* **Set exercise**:
Copy out every line exactly as given.
** START OF Given information **
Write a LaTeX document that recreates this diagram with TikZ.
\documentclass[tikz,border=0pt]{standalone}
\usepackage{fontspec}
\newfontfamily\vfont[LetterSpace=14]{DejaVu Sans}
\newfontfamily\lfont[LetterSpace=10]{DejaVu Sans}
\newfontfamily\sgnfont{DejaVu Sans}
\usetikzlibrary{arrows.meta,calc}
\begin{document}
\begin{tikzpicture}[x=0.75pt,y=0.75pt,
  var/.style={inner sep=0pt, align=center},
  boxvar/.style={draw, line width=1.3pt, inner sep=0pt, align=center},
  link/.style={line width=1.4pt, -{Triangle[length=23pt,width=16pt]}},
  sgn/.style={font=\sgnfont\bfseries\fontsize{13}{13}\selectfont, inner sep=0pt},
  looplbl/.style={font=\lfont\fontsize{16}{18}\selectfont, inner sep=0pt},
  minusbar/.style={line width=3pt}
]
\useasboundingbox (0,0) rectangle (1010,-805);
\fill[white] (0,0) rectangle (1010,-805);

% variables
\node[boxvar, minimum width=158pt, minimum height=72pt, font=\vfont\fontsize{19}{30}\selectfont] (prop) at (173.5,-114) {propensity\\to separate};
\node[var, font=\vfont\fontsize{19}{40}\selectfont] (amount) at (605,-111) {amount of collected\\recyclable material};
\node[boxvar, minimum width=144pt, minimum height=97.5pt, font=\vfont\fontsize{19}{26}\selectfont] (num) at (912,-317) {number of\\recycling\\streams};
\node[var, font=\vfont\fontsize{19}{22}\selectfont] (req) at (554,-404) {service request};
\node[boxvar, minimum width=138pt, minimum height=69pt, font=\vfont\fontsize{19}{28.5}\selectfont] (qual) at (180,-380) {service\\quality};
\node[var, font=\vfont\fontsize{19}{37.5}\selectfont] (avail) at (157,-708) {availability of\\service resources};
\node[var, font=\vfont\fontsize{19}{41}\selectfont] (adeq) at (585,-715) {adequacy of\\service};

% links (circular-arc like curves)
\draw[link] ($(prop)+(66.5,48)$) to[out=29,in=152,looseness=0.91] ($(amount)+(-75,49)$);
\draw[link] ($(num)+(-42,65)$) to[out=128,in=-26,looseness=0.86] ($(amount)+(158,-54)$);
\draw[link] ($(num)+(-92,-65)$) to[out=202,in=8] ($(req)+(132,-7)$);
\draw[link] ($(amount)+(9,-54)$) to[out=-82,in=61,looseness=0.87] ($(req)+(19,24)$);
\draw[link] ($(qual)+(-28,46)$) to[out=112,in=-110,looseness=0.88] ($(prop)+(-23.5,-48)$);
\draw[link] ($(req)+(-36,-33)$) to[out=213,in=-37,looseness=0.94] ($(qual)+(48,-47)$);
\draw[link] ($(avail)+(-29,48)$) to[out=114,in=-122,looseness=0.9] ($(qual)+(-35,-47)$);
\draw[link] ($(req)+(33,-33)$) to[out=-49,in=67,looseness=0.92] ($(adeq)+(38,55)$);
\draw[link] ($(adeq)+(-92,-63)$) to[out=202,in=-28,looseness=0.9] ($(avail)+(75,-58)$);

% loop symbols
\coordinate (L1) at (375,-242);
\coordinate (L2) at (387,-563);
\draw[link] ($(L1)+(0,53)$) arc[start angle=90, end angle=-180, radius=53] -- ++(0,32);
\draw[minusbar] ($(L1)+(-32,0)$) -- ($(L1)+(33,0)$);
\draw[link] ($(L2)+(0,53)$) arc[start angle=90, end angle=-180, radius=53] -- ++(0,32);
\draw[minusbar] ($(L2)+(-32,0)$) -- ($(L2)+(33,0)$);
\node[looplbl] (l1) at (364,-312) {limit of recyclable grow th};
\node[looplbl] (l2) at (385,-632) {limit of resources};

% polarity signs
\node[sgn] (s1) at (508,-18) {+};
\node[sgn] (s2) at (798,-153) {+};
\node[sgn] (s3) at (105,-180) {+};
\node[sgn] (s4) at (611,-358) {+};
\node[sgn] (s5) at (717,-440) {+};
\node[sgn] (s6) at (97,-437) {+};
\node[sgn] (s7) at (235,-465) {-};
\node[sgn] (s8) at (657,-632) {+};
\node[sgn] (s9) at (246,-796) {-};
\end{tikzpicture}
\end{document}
** END OF Given information **
* **Full response**:
Write a LaTeX document that recreates this diagram with TikZ.
\documentclass[tikz,border=0pt]{standalone}
\usepackage{fontspec}
\newfontfamily\vfont[LetterSpace=14]{DejaVu Sans}
\newfontfamily\lfont[LetterSpace=10]{DejaVu Sans}
\newfontfamily\sgnfont{DejaVu Sans}
\usetikzlibrary{arrows.meta,calc}
\begin{document}
\begin{tikzpicture}[x=0.75pt,y=0.75pt,
  var/.style={inner sep=0pt, align=center},
  boxvar/.style={draw, line width=1.3pt, inner sep=0pt, align=center},
  link/.style={line width=1.4pt, -{Triangle[length=23pt,width=16pt]}},
  sgn/.style={font=\sgnfont\bfseries\fontsize{13}{13}\selectfont, inner sep=0pt},
  looplbl/.style={font=\lfont\fontsize{16}{18}\selectfont, inner sep=0pt},
  minusbar/.style={line width=3pt}
]
\useasboundingbox (0,0) rectangle (1010,-805);
\fill[white] (0,0) rectangle (1010,-805);

% variables
\node[boxvar, minimum width=158pt, minimum height=72pt, font=\vfont\fontsize{19}{30}\selectfont] (prop) at (173.5,-114) {propensity\\to separate};
\node[var, font=\vfont\fontsize{19}{40}\selectfont] (amount) at (605,-111) {amount of collected\\recyclable material};
\node[boxvar, minimum width=144pt, minimum height=97.5pt, font=\vfont\fontsize{19}{26}\selectfont] (num) at (912,-317) {number of\\recycling\\streams};
\node[var, font=\vfont\fontsize{19}{22}\selectfont] (req) at (554,-404) {service request};
\node[boxvar, minimum width=138pt, minimum height=69pt, font=\vfont\fontsize{19}{28.5}\selectfont] (qual) at (180,-380) {service\\quality};
\node[var, font=\vfont\fontsize{19}{37.5}\selectfont] (avail) at (157,-708) {availability of\\service resources};
\node[var, font=\vfont\fontsize{19}{41}\selectfont] (adeq) at (585,-715) {adequacy of\\service};

% links (circular-arc like curves)
\draw[link] ($(prop)+(66.5,48)$) to[out=29,in=152,looseness=0.91] ($(amount)+(-75,49)$);
\draw[link] ($(num)+(-42,65)$) to[out=128,in=-26,looseness=0.86] ($(amount)+(158,-54)$);
\draw[link] ($(num)+(-92,-65)$) to[out=202,in=8] ($(req)+(132,-7)$);
\draw[link] ($(amount)+(9,-54)$) to[out=-82,in=61,looseness=0.87] ($(req)+(19,24)$);
\draw[link] ($(qual)+(-28,46)$) to[out=112,in=-110,looseness=0.88] ($(prop)+(-23.5,-48)$);
\draw[link] ($(req)+(-36,-33)$) to[out=213,in=-37,looseness=0.94] ($(qual)+(48,-47)$);
\draw[link] ($(avail)+(-29,48)$) to[out=114,in=-122,looseness=0.9] ($(qual)+(-35,-47)$);
\draw[link] ($(req)+(33,-33)$) to[out=-49,in=67,looseness=0.92] ($(adeq)+(38,55)$);
\draw[link] ($(adeq)+(-92,-63)$) to[out=202,in=-28,looseness=0.9] ($(avail)+(75,-58)$);

% loop symbols
\coordinate (L1) at (375,-242);
\coordinate (L2) at (387,-563);
\draw[link] ($(L1)+(0,53)$) arc[start angle=90, end angle=-180, radius=53] -- ++(0,32);
\draw[minusbar] ($(L1)+(-32,0)$) -- ($(L1)+(33,0)$);
\draw[link] ($(L2)+(0,53)$) arc[start angle=90, end angle=-180, radius=53] -- ++(0,32);
\draw[minusbar] ($(L2)+(-32,0)$) -- ($(L2)+(33,0)$);
\node[looplbl] (l1) at (364,-312) {limit of recyclable grow th};
\node[looplbl] (l2) at (385,-632) {limit of resources};

% polarity signs
\node[sgn] (s1) at (508,-18) {+};
\node[sgn] (s2) at (798,-153) {+};
\node[sgn] (s3) at (105,-180) {+};
\node[sgn] (s4) at (611,-358) {+};
\node[sgn] (s5) at (717,-440) {+};
\node[sgn] (s6) at (97,-437) {+};
\node[sgn] (s7) at (235,-465) {-};
\node[sgn] (s8) at (657,-632) {+};
\node[sgn] (s9) at (246,-796) {-};
\end{tikzpicture}
\end{document}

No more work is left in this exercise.